«Сонеты Адама Мицкевича» (польск.Sonety Adama Mickiewicza) — авторский сборник, изданный в конце 1826 года в Москве, состоящий из двух циклов 1825 года: «Одесские сонеты» и «Крымские сонеты»[1].
Осудит нас Тартюф[2] и осмеёт Ловлас:
Мы оба молоды, желанием томимы,
И в этой комнате одни, никем не зримы,
Но ты — в слезах, а я не поднимаю глаз.
Гоню соблазны прочь, а ты, ты всякий раз
Бряцаешь цепью той, что рок неумолимый
Нести назначил нам, — и мы, судьбой гонимы,
Не знаем, что в сердцах, что в помыслах у нас.[1]
Potępi nas świętoszek, rospustnik wyśmieje,
Że chociaż samotnemi otoczeni ściany,
Chociaż ona tak młoda, ja tak zakochany,
Przecież ja oczy spuszczam a ona łzy leje.
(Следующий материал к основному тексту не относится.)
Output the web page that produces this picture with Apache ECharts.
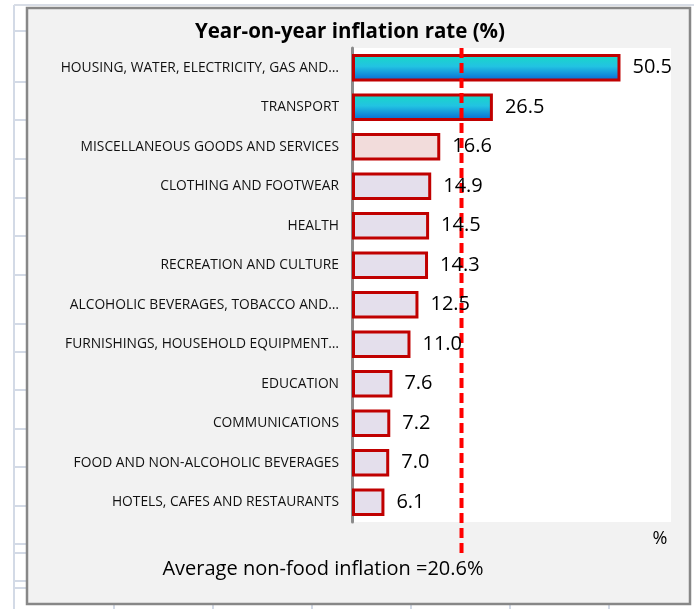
<!DOCTYPE html>
<html>
<head>
<meta charset="utf-8">
<script src="https://cdn.jsdelivr.net/npm/echarts@6/dist/echarts.min.js"></script>
<style>
  html, body { margin: 0; padding: 0; background: #ffffff; }
  #chart { width: 694px; height: 609px; }
</style>
</head>
<body>
<div id="chart"></div>
<script>
// CPI components, year-on-year inflation (%)
const categories = [
  'HOUSING, WATER, ELECTRICITY, GAS AND…',
  'TRANSPORT',
  'MISCELLANEOUS GOODS AND SERVICES',
  'CLOTHING AND FOOTWEAR',
  'HEALTH',
  'RECREATION AND CULTURE',
  'ALCOHOLIC BEVERAGES, TOBACCO AND…',
  'FURNISHINGS, HOUSEHOLD EQUIPMENT…',
  'EDUCATION',
  'COMMUNICATIONS',
  'FOOD AND NON-ALCOHOLIC BEVERAGES',
  'HOTELS, CAFES AND RESTAURANTS'
];
const inflation = [50.5, 26.5, 16.6, 14.9, 14.5, 14.3, 12.5, 11.0, 7.6, 7.2, 7.0, 6.1];
const averageNonFood = 20.6;
const xTicks = { min: 0, max: 60 };

const FONT = '"Open Sans", "Liberation Sans", Arial, sans-serif';

const blueFill = new echarts.graphic.LinearGradient(0, 0, 0, 1, [
  { offset: 0, color: '#17dac4' },
  { offset: 0.45, color: '#22c3e2' },
  { offset: 1, color: '#0563d3' }
]);

function fillFor(i) {
  if (i < 2) return blueFill;
  if (i === 2) return '#f2dcdb';
  return '#e4dfec';
}

const barData = inflation.map((v, i) => ({
  value: v,
  itemStyle: { color: fillFor(i) }
}));

const chart = echarts.init(document.getElementById('chart'), null, { renderer: 'canvas' });

// spreadsheet cell lines peeking around the chart object
const sheetLines = [];
sheetLines.push({ type: 'line', shape: { x1: 14, y1: 5, x2: 14, y2: 609 }, style: { stroke: '#d3dae6', lineWidth: 2 }, z: -10 });
sheetLines.push({ type: 'line', shape: { x1: 14, y1: 5, x2: 694, y2: 5 }, style: { stroke: '#d8dde6', lineWidth: 2 }, z: -10 });
[31, 82, 120, 159, 198, 236, 275, 324, 352, 390, 429, 467, 506, 544, 553, 581, 588].forEach(y => {
  sheetLines.push({ type: 'line', shape: { x1: 14, y1: y, x2: 27, y2: y }, style: { stroke: '#d3dae6', lineWidth: 2 }, z: -10 });
});
[114, 213, 312, 411, 510, 609].forEach(x => {
  sheetLines.push({ type: 'line', shape: { x1: x, y1: 604, x2: x, y2: 609 }, style: { stroke: '#d3dae6', lineWidth: 2 }, z: -10 });
});

chart.setOption({
  backgroundColor: '#ffffff',
  animation: false,
  title: {
    text: 'Year-on-year inflation rate (%)',
    left: 345,
    top: 17,
    textAlign: 'center',
    textStyle: { fontFamily: FONT, fontSize: 20.5, fontWeight: 'bold', color: '#000' }
  },
  graphic: sheetLines.concat([
    {
      type: 'rect',
      shape: { x: 27, y: 8, width: 663, height: 596 },
      style: { fill: '#f2f2f2', stroke: '#878787', lineWidth: 2.5 },
      z: -5
    },
    {
      type: 'text',
      x: 660, y: 539,
      style: { text: '%', fontFamily: FONT, fontSize: 18, fill: '#000', align: 'center', verticalAlign: 'middle' }
    },
    {
      type: 'text',
      x: 323, y: 569,
      style: { text: 'Average non-food inflation =20.6%', fontFamily: FONT, fontSize: 20, fill: '#000', align: 'center', verticalAlign: 'middle' }
    }
  ]),
  grid: [
    { left: 352, right: 23, top: 48, height: 474, show: true, backgroundColor: '#ffffff', borderWidth: 0 },
    { left: 352, right: 23, top: 48, height: 505, show: false }
  ],
  xAxis: [
    { gridIndex: 0, type: 'value', min: xTicks.min, max: xTicks.max, show: false, splitLine: { show: false } },
    { gridIndex: 1, type: 'value', min: xTicks.min, max: xTicks.max, show: false, splitLine: { show: false } }
  ],
  yAxis: [
    {
      gridIndex: 0,
      type: 'category',
      data: categories,
      inverse: true,
      axisLine: { show: true, lineStyle: { color: '#8c8c8c', width: 3 } },
      axisTick: { show: false },
      axisLabel: { margin: 13, fontFamily: FONT, fontSize: 13.8, color: '#111' }
    },
    { gridIndex: 1, type: 'value', min: 0, max: 1, show: false, splitLine: { show: false } }
  ],
  series: [
    {
      type: 'bar',
      xAxisIndex: 0, yAxisIndex: 0,
      data: barData,
      barWidth: '69%',
      itemStyle: { borderColor: '#c00000', borderWidth: 3 },
      z: 2
    },
    {
      // average non-food inflation reference line
      type: 'line',
      xAxisIndex: 1, yAxisIndex: 1,
      data: [[averageNonFood, 0], [averageNonFood, 1]],
      symbol: 'none',
      lineStyle: { color: '#ff0000', width: 4, type: [10, 5] },
      z: 3
    },
    {
      // value labels drawn above the reference line
      type: 'bar',
      xAxisIndex: 0, yAxisIndex: 0,
      data: inflation,
      barWidth: '69%',
      barGap: '-100%',
      itemStyle: { color: 'rgba(0,0,0,0)' },
      label: {
        show: true,
        position: 'right',
        distance: 12,
        formatter: p => p.value.toFixed(1),
        fontFamily: FONT,
        fontSize: 20,
        color: '#000'
      },
      z: 4
    }
  ]
});
</script>
</body>
</html>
Ja bronię się ponętom, ona i nadzieje
Chce odstraszyć, co chwila brząkając kajdany,
Któremi ręce związał nam los opłakany.
Nie wiémy sami co się w sercach naszych dzieje.
Ханжа нас бранит, а шалун в легкокрылом
Разгуле глумится, что двое в стенах —
Ты — с юностью нежною, я — с моим пылом —
Сидим мы: я — в думах, ты — в горьких слезах.
Я бьюсь с искушеньем, хоть бой не по силам,
Тебя же пугает бряцанье в цепях,
Которыми рок приковал нас к могилам:
Как знать тут, что деется в наших сердцах? — «Ханжа нас бранит…»[3]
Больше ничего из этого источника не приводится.